Нет радостней судьбы — скитальцем стать,
И никогда ты к небу не был ближе,
Чем здесь, устав скучать.
Устав дышать,
Без сил, без денег,
Без любви,
Подобно тому как «Благодарность» Лермонтова отвечала на благодарственную строфу «Евгения Онегина»[669], стихотворение Адамовича, вероятно, отвечало на «Благодарность» Кнута. Восстанавливая лермонтовский начальный повтор «За все, за все…», оно строит и родственный Лермонтову образ лирического героя, который, — хотя и утверждает, что изгнание, потеря всего и вся, отсутствие жизненных сил и любви суть «сладостная доля» и «радостная судьба», — отнюдь не говорит «да» жизни, но отрекается от нее. Для него сладость и радость изгнания заключены не в усилении творческих связей человека и мира, но, напротив, в их истончении и уничтожении, в отказе от логоса, в переходе к небытию и молчанию. Сама графика стихотворения, которое написано, как и «Благодарность» Кнута, лермонтовским пятистопником и которое заканчивается двумя стихами, разбитыми на короткие, сужающиеся книзу отрезки, благодаря чему текст как бы истончается, сходит на нет, соответствует его сюжету — сюжету канонического освобождения от земного и призывания небесного.

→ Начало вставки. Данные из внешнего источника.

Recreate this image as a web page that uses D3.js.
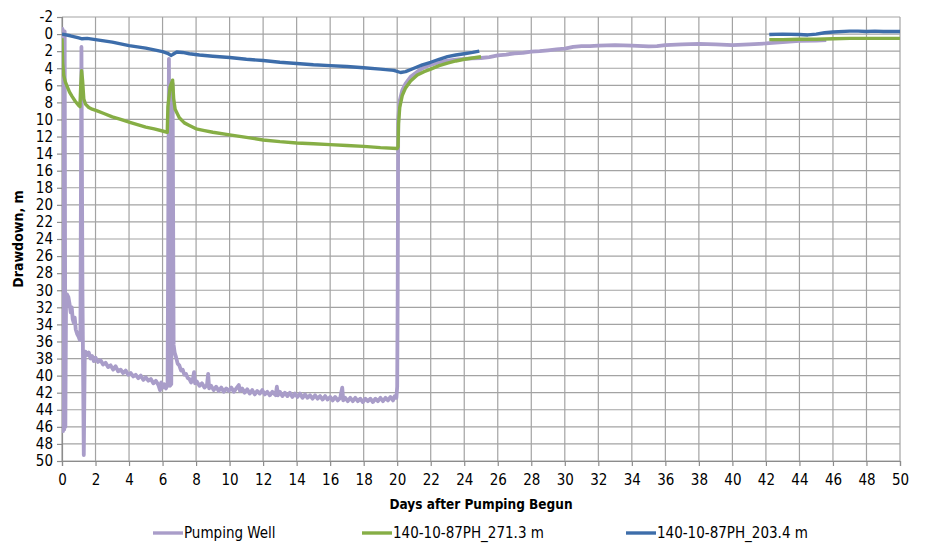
<!DOCTYPE html>
<html>
<head>
<meta charset="utf-8">
<script src="https://cdn.jsdelivr.net/npm/d3@7"></script>
<style>
  html, body { margin: 0; padding: 0; background: #fff; }
  svg { display: block; }
  text { font-family: "Liberation Sans Narrow", "DejaVu Sans Condensed", "Arial Narrow", sans-serif; fill: #000; }
</style>
</head>
<body>
<svg id="chart" width="928" height="546"></svg>
<script>
// Drawdown records for the pumping test (days since start, drawdown in metres).
// A null drawdown marks a gap in the record.
const seriesNames = ["Pumping Well", "140-10-87PH_271.3 m", "140-10-87PH_203.4 m"];

const wellDays = [0, 0.03, 0.07, 0.1, 0.13, 0.16, 0.2, 0.24, 0.3, 0.38, 0.45, 0.52, 0.58, 0.64, 0.7, 0.76, 0.82, 0.9, 0.98, 1.06, 1.1, 1.16, 1.22, 1.3, 1.36,
  1.40, 1.50, 1.60, 1.70, 1.80, 1.90, 2.00, 2.15, 2.30, 2.45, 2.60, 2.75, 2.90, 3.05, 3.20, 3.35, 3.50, 3.65, 3.80, 3.95, 4.10, 4.25, 4.40, 4.55, 4.70, 4.85,
  5.00, 5.15, 5.30, 5.45, 5.60, 5.75, 5.85, 5.92, 6.00, 6.10, 6.20, 6.30,
  6.38, 6.44, 6.52, 6.6, 6.66, 6.72, 6.8, 6.9, 7.0, 7.1, 7.2, 7.3, 7.4, 7.5,
  7.60, 7.70, 7.80, 7.88, 7.94, 8.05, 8.20, 8.35, 8.50, 8.65, 8.72, 8.78, 8.90, 9.05, 9.20, 9.35, 9.50, 9.65, 9.80, 9.95,
  10.10, 10.25, 10.40, 10.55, 10.62, 10.75, 10.90, 11.05, 11.20, 11.35, 11.50, 11.65, 11.80, 11.95, 12.10, 12.25, 12.40, 12.55, 12.75, 12.82, 12.88,
  13.00, 13.15, 13.30, 13.45, 13.60, 13.75, 13.90, 14.05, 14.20, 14.35, 14.50, 14.65, 14.80, 14.95, 15.10, 15.25, 15.40, 15.55, 15.70, 15.85,
  16.00, 16.15, 16.30, 16.45, 16.60, 16.72, 16.78, 16.90, 17.05, 17.20, 17.35, 17.50, 17.65, 17.80, 17.95, 18.10, 18.25, 18.40, 18.55, 18.70, 18.85,
  19.00, 19.15, 19.30, 19.45, 19.60, 19.75, 19.85, 19.95, 20.00,
  20.03, 20.06, 20.15, 20.3, 20.5, 20.8, 21.2, 21.6, 22.0, 22.5, 23.0, 23.5, 24.0, 24.5, 25.0, 25.5, 26.0, 26.5, 27.0, 27.5, 28.0, 28.5, 29.0, 29.5,
  30.0, 30.5, 31.0, 31.5, 32.0, 33.0, 34.0, 35.0, 35.5, 36.0, 37.0, 38.0, 39.0, 40.0, 41.0, 42.0, 43.0, 44.0, 45.0, 45.6];
const wellDrawdown = [0.2, -0.6, 46.5, 0, 46.3, -0.3, 46, 31.5, 30.5, 30.8, 31.6, 32.6, 32.0, 33.4, 33.8, 33.2, 34.6, 35.1, 35.4, 35.8, 34.5, 1.5, 30, 49.3, 37.2,
  37.2, 37.6, 37.3, 38.0, 37.7, 38.3, 37.9, 38.4, 38.2, 38.7, 38.5, 39.0, 38.8, 39.3, 38.9, 39.5, 39.3, 39.7, 39.4, 39.9, 39.7, 40.1, 39.9, 40.3, 40.0, 40.5,
  40.2, 40.6, 40.4, 40.9, 40.6, 41.1, 41.7, 40.8, 41.4, 41.0, 41.5, 41.1,
  2.9, 41.2, 41.0, 5.8, 36.4, 37.3, 37.8, 38.6, 38.8, 39.4, 39.3, 39.9, 39.8, 40.3,
  40.4, 40.8, 40.5, 39.6, 40.9, 40.7, 41.2, 40.9, 41.4, 41.1, 39.8, 41.5, 41.2, 41.7, 41.3, 41.8, 41.4, 41.9, 41.5, 41.8,
  41.4, 41.9, 41.5, 41.1, 41.8, 41.5, 42.0, 41.6, 42.1, 41.7, 42.2, 41.8, 42.1, 41.7, 42.2, 41.9, 42.3, 41.9, 42.3, 41.3, 42.3,
  41.9, 42.4, 42.0, 42.4, 42.0, 42.5, 42.1, 42.5, 42.1, 42.6, 42.2, 42.6, 42.3, 42.7, 42.3, 42.7, 42.4, 42.8, 42.4, 42.8,
  42.5, 42.9, 42.5, 42.9, 42.6, 41.4, 42.9, 42.6, 43.0, 42.6, 43.0, 42.6, 43.0, 42.7, 43.1, 42.7, 43.0, 42.7, 43.1, 42.7, 43.0,
  42.6, 43.0, 42.6, 42.9, 42.5, 42.9, 42.4, 42.6, 41.3,
  30, 10, 7.8, 6.6, 5.8, 5.0, 4.4, 3.9, 3.6, 3.3, 3.1, 3.0, 2.9, 2.85, 2.8, 2.7, 2.5, 2.4, 2.25, 2.2, 2.05, 2.0, 1.9, 1.8,
  1.7, 1.5, 1.4, 1.4, 1.35, 1.3, 1.35, 1.45, 1.4, 1.3, 1.2, 1.15, 1.2, 1.3, 1.2, 1.1, 0.95, 0.8, 0.75, 0.7];

const ph271Days = [0, 0.04, 0.1, 0.2, 0.3, 0.45, 0.6, 0.8, 0.97, 1.07, 1.12, 1.17, 1.23, 1.3, 1.4, 1.6, 1.8, 2.1, 2.5, 3.0, 3.5, 4.0, 4.5, 5.0, 5.5, 6.0, 6.28, 6.32, 6.45, 6.6, 6.66, 6.75, 7.0, 7.3, 7.6, 8.0, 8.5, 9.0, 10.0, 11.0, 12.0, 13.0, 14.0, 15.0, 16.0, 17.0, 18.0, 19.0, 20.0, 20.05, 20.08, 20.15, 20.3, 20.5, 20.8, 21.2, 21.6, 22.0, 22.5, 23.0, 23.5, 24.0, 24.5, 25.0, 33.0, 42.2, 43.0, 44.0, 45.0, 46.0, 47.0, 48.0, 49.0, 50.0];
const ph271Drawdown = [0.5, 3.4, 4.8, 5.6, 6.1, 6.8, 7.3, 7.9, 8.3, 8.5, 6.0, 4.3, 5.5, 7.6, 8.2, 8.6, 8.8, 9.0, 9.3, 9.7, 10.0, 10.3, 10.6, 10.9, 11.1, 11.35, 11.5, 8.5, 6.2, 5.4, 7.5, 8.8, 9.8, 10.4, 10.7, 11.1, 11.3, 11.5, 11.8, 12.1, 12.4, 12.6, 12.75, 12.85, 12.95, 13.05, 13.15, 13.3, 13.4, 13.2, 10.5, 8.6, 7.2, 6.3, 5.5, 4.8, 4.4, 4.1, 3.7, 3.4, 3.15, 2.95, 2.8, 2.65, null, 0.65, 0.65, 0.6, 0.6, 0.55, 0.5, 0.5, 0.5, 0.5];

const ph203Days = [0, 0.5, 1.0, 1.2, 1.5, 2.0, 2.5, 3.0, 3.5, 4.0, 4.5, 5.0, 5.5, 6.0, 6.3, 6.5, 6.6, 6.85, 7.2, 7.6, 8.2, 9.0, 10.0, 11.0, 12.0, 13.0, 14.0, 15.0, 16.0, 17.0, 18.0, 19.0, 19.8, 20.2, 20.5, 21.0, 21.5, 22.0, 22.5, 23.0, 23.5, 24.0, 24.5, 24.9, 33.0, 42.2, 43.0, 44.0, 44.5, 45.0, 45.5, 46.0, 47.0, 47.5, 48.0, 48.5, 49.0, 50.0];
const ph203Drawdown = [0, 0.2, 0.45, 0.55, 0.5, 0.65, 0.8, 0.95, 1.15, 1.35, 1.5, 1.65, 1.85, 2.05, 2.25, 2.5, 2.4, 2.1, 2.15, 2.3, 2.45, 2.6, 2.75, 2.95, 3.1, 3.3, 3.45, 3.6, 3.7, 3.8, 3.95, 4.1, 4.25, 4.5, 4.4, 4.0, 3.6, 3.3, 2.95, 2.65, 2.45, 2.3, 2.15, 2.0, null, 0.05, 0.0, 0.05, 0.1, 0.0, -0.15, -0.25, -0.35, -0.35, -0.3, -0.35, -0.3, -0.3];

const seriesColors = ["#A99DC9", "#86AE45", "#3D6DAA"];

const xTicks = d3.range(0, 51, 2);
const yTicks = d3.range(-2, 51, 2);
const xTitle = "Days after Pumping Begun";
const yTitle = "Drawdown, m";

const svg = d3.select("#chart");
const width = 928, height = 546;
const plot = { left: 62, right: 900, top: 17, bottom: 461 };

const x = d3.scaleLinear().domain([0, 50]).range([plot.left, plot.right]);
const y = d3.scaleLinear().domain([-2, 50]).range([plot.top, plot.bottom]);

svg.append("rect").attr("width", width).attr("height", height).attr("fill", "#fff");

// grid
const grid = svg.append("g").attr("stroke", "#A3A3A3").attr("stroke-width", 1.2);
grid.selectAll("line.v").data(xTicks).join("line")
  .attr("x1", d => x(d)).attr("x2", d => x(d))
  .attr("y1", plot.top).attr("y2", plot.bottom);
grid.selectAll("line.h").data(yTicks).join("line")
  .attr("x1", plot.left).attr("x2", plot.right)
  .attr("y1", d => y(d)).attr("y2", d => y(d));

// axes (plain hyphen for negative labels)
const fontSize = 15;
const plainFormat = d => String(d);
const xAxis = svg.append("g").attr("transform", `translate(0,${plot.bottom})`)
  .call(d3.axisBottom(x).tickValues(xTicks).tickFormat(plainFormat).tickSize(5).tickPadding(8));
const yAxis = svg.append("g").attr("transform", `translate(${plot.left},0)`)
  .call(d3.axisLeft(y).tickValues(yTicks).tickFormat(plainFormat).tickSize(5).tickPadding(4));
[xAxis, yAxis].forEach(a => {
  a.select(".domain").attr("stroke", "#8C8C8C").attr("stroke-width", 1.2);
  a.selectAll(".tick line").attr("stroke", "#8C8C8C").attr("stroke-width", 1.2);
  a.selectAll(".tick text").attr("font-size", fontSize)
    .attr("font-family", '"Liberation Sans Narrow", "DejaVu Sans Condensed", sans-serif')
    .attr("fill", "#000");
});

// series
const series = [
  { days: wellDays, vals: wellDrawdown, width: 3.8 },
  { days: ph271Days, vals: ph271Drawdown, width: 3.4 },
  { days: ph203Days, vals: ph203Drawdown, width: 3.4 }
];
const line = d3.line()
  .defined(d => d[1] != null)
  .x(d => x(d[0])).y(d => y(d[1]));
svg.append("clipPath").attr("id", "plotClip").append("rect")
  .attr("x", plot.left).attr("y", plot.top - 3)
  .attr("width", plot.right - plot.left + 2).attr("height", plot.bottom - plot.top + 3);
series.forEach((s, i) => {
  svg.append("path")
    .datum(s.days.map((d, j) => [d, s.vals[j]]))
    .attr("clip-path", "url(#plotClip)")
    .attr("fill", "none")
    .attr("stroke", seriesColors[i])
    .attr("stroke-width", s.width)
    .attr("stroke-linejoin", "round")
    .attr("d", line);
});

// titles
svg.append("text")
  .attr("x", (plot.left + plot.right) / 2).attr("y", 509)
  .attr("text-anchor", "middle").attr("font-size", 13.5).attr("font-weight", "bold")
  .text(xTitle);
svg.append("text")
  .attr("transform", `translate(23,${(plot.top + plot.bottom) / 2}) rotate(-90)`)
  .attr("text-anchor", "middle").attr("font-size", 14).attr("font-weight", "bold")
  .text(yTitle);

// legend
const legendX = [153, 362, 626];
const legendY = 533;
const legend = svg.append("g");
seriesNames.forEach((name, i) => {
  legend.append("line")
    .attr("x1", legendX[i]).attr("x2", legendX[i] + 30)
    .attr("y1", legendY).attr("y2", legendY)
    .attr("stroke", seriesColors[i]).attr("stroke-width", 3.4);
  legend.append("text")
    .attr("x", legendX[i] + 31).attr("y", legendY + 5)
    .attr("font-size", fontSize)
    .text(name);
});
</script>
</body>
</html>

Идее значимого молчания у Адамовича «Благодарю тебя, отчизна…» противопоставляет идею значимого слова, разговорa, в котором отчетливо индивидуальный голос художника переплетается с голосами литературных предшественников и современников, с голосами русской литературы — истинной отчизны поэта, ключи от которой, как сказано в «Даре», он увозит с собой. Так и в самом стихотворении Федора бормотание его безумия сплетается с «музыкой» как его предшественников-классиков — Пушкина и Лермонтова, так и соперников-современников — Кнута и Адамовича. В этом смысле оно точно отражает интертекстуальную стратегию всего романа Набокова в целом — как и «Благодарю тебя, отчизна…», «Дар» откликается одновременно на прошлое и настоящее отечественной литературы и определяет сам себя через их динамическое, напряженное взаимодействие.